LONG AGO in the annals of history—the 1600s, I believe—Tom Cruise and Cameron Diaz were pert, attractive stars of the cinema, spearheading big-budget Hollywood picture shows and charming their audiences with their clear complexions and adept skills at walking and talking. In the intervening centuries, however, both Cruise and Diaz have turned into gently defective androids laminated inside hot plastic. As for the walking and talking? They can manage, but not without inducing a wriggling feeling of discomfort in the audience—the same discomfort you might experience watching a crippled child cross a busy street, or a very expensive robot bump into a wall.
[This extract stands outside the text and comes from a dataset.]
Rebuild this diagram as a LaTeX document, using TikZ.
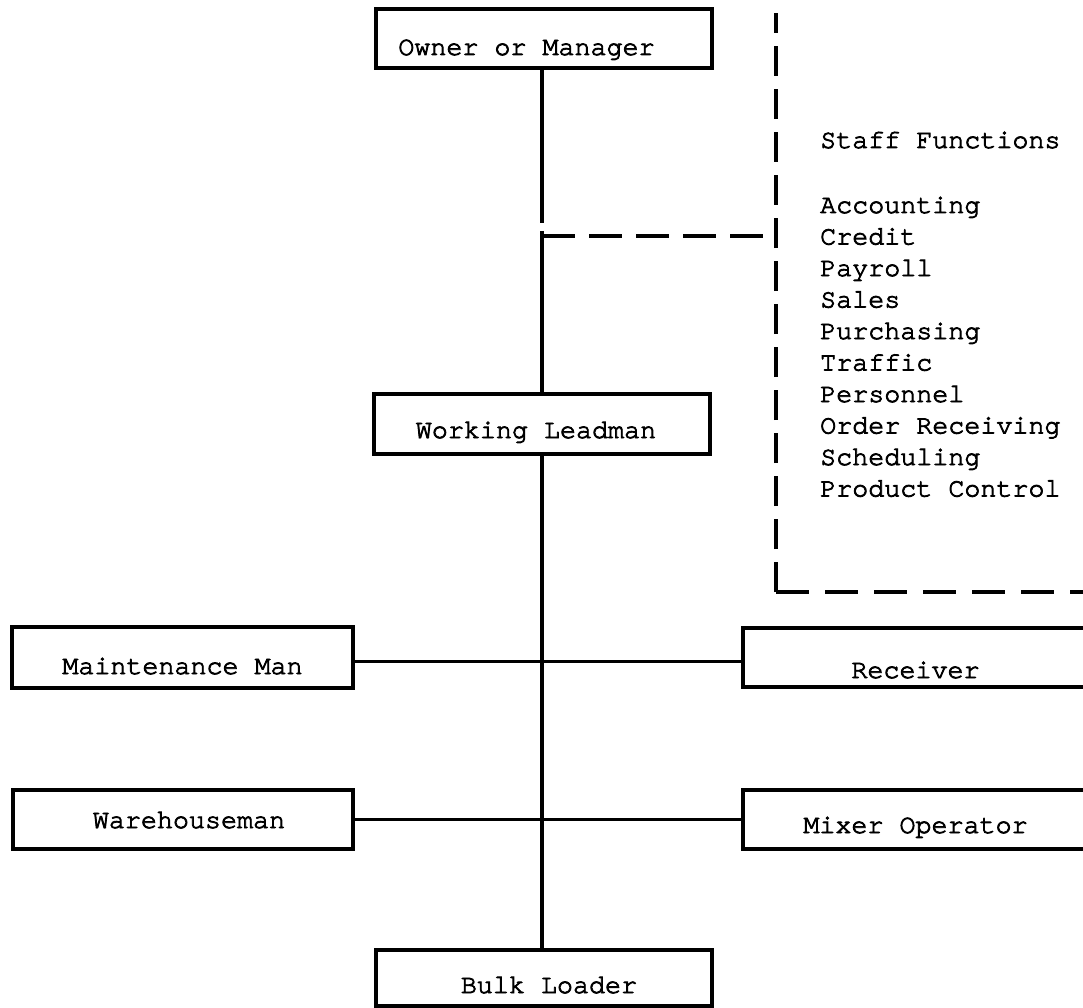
\documentclass[tikz,border=0pt]{standalone}
\usepackage{fontspec}
\newfontfamily\tw{TeX Gyre Cursor}[FakeBold=3, Ligatures={NoCommon}]
\tikzset{
  box/.style={draw, line width=3.3pt, inner xsep=0pt, inner ysep=0pt, text depth=0pt,
    font=\tw\fontsize{26.7}{31.5}\selectfont},
  conn/.style={line width=3.4pt},
  dashline/.style={line width=3.4pt, dash pattern=on 30pt off 13pt},
  lbl/.style={anchor=base west, inner sep=0pt, font=\tw\fontsize{26.7}{31.5}\selectfont}
}
\begin{document}
\begin{tikzpicture}[x=1pt,y=-1pt]
\useasboundingbox (0,0) rectangle (1083,1008);
\clip (0,0) rectangle (1083,1008);
% boxes
\node[box, minimum width=336pt, minimum height=59pt, text height=33pt] (owner) at (544,38.5) {\hspace*{-35pt}Owner or Manager};
\node[box, minimum width=336pt, minimum height=60pt, text height=28pt] (wl) at (542,424) {\hspace*{-12pt}Working Leadman};
\node[box, minimum width=341pt, minimum height=61pt, text height=33pt] (maint) at (182.5,657.5) {Maintenance Man};
\node[box, minimum width=345pt, minimum height=59pt, text height=41pt] (recv) at (915.5,657.5) {Receiver};
\node[box, minimum width=340pt, minimum height=59pt, text height=17pt] (wareh) at (183,819.5) {\hspace*{12pt}Warehouseman};
\node[box, minimum width=345pt, minimum height=59pt, text height=27pt] (mixer) at (915.5,819.5) {Mixer Operator};
\node[box, minimum width=336pt, minimum height=56pt, text height=30pt] (bulk) at (544,978) {\hspace*{10pt}Bulk Loader};
% coordinates
\coordinate (brk1) at (542,223);
\coordinate (brk2) at (542,231);
\coordinate (dj) at (542,236);
\coordinate (sTop) at (776,13);
\coordinate (sCorner) at (776,592);
\coordinate (sEnd) at (1090,592);
% solid connectors
\draw[conn] (owner.south -| brk1) -- (brk1);
\draw[conn] (brk2) -- (brk2 |- wl.north);
\draw[conn] (wl.south) -- (wl.south |- bulk.north);
\draw[conn] ([yshift=-4pt]maint.east) -- ([yshift=-4pt]recv.west);
\draw[conn] (wareh.east) -- (mixer.west);
% dashed staff lines
\draw[dashline, dash pattern=on 33pt off 14pt] (dj) -- (dj -| sCorner);
\draw[dashline] (sCorner) -- (sTop);
\draw[dashline, dash pattern=on 33pt off 16pt] (sCorner) -- (sEnd);
% staff functions
\node[lbl] (sfh) at (820,148) {Staff Functions};
\foreach \t [count=\i] in {Accounting,Credit,Payroll,Sales,Purchasing,Traffic,Personnel,Order Receiving,Scheduling,Product Control}
  \node[lbl] (sf\i) at (820,{213+31.5*(\i-1)}) {\t};
\end{tikzpicture}
\end{document}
Some of this actually works in Knight and Day's favor, a movie whose entire plot hinges on the question, "Um, so Tom Cruise is totally crazy, right?" He plays the weirdly grinning Roy Miller, who kidnaps June Havens (Diaz) by claiming to be a secret agent on the run trying to protect both her and a perpetual energy machine from an evil FBI agent (a swollen-looking Peter Sarsgaard). June is terrified by Roy's obvious insanity whilst simultaneously smitten by his ability to assassinate dozens of feds as he creepily smiles and gazes into her eyes, repeating her name, "June," over and over again.

Considering Knight and Day's overcooked plot, it manages a fairly sophisticated sense of humor. Diaz is only mildly awful, and Cruise's performance succeeds because he doesn't play a human so much as cartoon character. The action is ludicrous, and the CGI is pretty terrible—a motorcycle chase amid the running of the bulls in Pamplona looks particularly crappy—but the movie rarely pauses to take itself seriously. At its best, it approaches the action-packed giddiness of Romancing the Stone or True Lies, and at its worst, it's still as entertaining as watching an expensive robot walk into a wall.